Set exercise -> Please determine how many lines of the material include the word "this", and respond with nothing but that number.

====== Given records ======

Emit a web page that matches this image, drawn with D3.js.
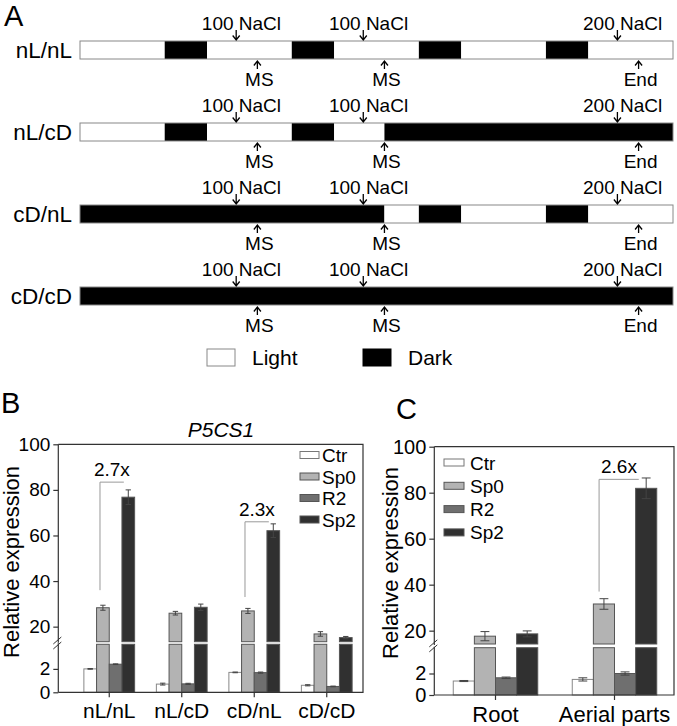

======
====== Given records ======

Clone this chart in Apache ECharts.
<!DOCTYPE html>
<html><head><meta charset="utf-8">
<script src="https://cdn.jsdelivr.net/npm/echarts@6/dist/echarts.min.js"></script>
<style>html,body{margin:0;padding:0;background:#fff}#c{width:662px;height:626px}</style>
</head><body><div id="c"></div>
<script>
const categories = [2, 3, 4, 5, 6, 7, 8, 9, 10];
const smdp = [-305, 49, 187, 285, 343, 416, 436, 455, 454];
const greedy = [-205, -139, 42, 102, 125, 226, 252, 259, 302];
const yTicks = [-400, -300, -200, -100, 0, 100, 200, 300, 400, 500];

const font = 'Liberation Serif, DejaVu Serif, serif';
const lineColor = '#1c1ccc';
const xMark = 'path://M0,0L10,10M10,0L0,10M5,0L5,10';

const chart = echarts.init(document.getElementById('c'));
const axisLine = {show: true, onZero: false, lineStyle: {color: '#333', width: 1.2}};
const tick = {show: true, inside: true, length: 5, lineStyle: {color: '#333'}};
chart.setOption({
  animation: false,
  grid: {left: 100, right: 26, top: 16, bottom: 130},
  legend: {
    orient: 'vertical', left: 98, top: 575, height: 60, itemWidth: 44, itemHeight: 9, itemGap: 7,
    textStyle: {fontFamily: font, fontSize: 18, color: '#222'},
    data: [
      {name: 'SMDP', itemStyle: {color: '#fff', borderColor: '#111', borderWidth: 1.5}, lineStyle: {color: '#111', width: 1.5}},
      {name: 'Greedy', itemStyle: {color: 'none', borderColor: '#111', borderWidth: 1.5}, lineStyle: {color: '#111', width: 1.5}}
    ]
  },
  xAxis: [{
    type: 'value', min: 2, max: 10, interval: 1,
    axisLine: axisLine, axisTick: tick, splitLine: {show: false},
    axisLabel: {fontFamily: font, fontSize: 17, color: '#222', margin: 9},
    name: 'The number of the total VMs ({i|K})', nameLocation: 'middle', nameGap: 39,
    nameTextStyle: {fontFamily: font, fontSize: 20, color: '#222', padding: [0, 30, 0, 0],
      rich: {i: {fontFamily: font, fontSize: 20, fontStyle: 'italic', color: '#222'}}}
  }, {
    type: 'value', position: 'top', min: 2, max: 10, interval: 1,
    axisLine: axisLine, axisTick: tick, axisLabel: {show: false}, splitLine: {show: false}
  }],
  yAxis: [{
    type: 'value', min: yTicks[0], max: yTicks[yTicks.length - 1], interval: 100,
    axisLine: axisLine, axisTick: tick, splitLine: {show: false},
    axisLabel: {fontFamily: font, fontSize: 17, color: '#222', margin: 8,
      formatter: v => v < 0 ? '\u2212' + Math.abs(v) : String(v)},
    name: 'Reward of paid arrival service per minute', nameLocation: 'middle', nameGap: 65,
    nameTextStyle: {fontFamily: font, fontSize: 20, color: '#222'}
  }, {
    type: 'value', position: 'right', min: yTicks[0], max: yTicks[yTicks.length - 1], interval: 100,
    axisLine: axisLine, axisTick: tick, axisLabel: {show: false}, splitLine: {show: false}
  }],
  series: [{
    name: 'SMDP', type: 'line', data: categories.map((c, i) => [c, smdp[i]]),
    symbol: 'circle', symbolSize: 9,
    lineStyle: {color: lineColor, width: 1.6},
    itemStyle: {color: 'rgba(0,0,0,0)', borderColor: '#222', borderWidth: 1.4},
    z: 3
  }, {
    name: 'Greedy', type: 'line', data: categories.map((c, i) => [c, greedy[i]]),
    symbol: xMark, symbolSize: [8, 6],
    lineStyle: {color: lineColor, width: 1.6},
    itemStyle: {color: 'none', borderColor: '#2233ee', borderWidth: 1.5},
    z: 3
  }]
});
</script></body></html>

======

Finished task -> 2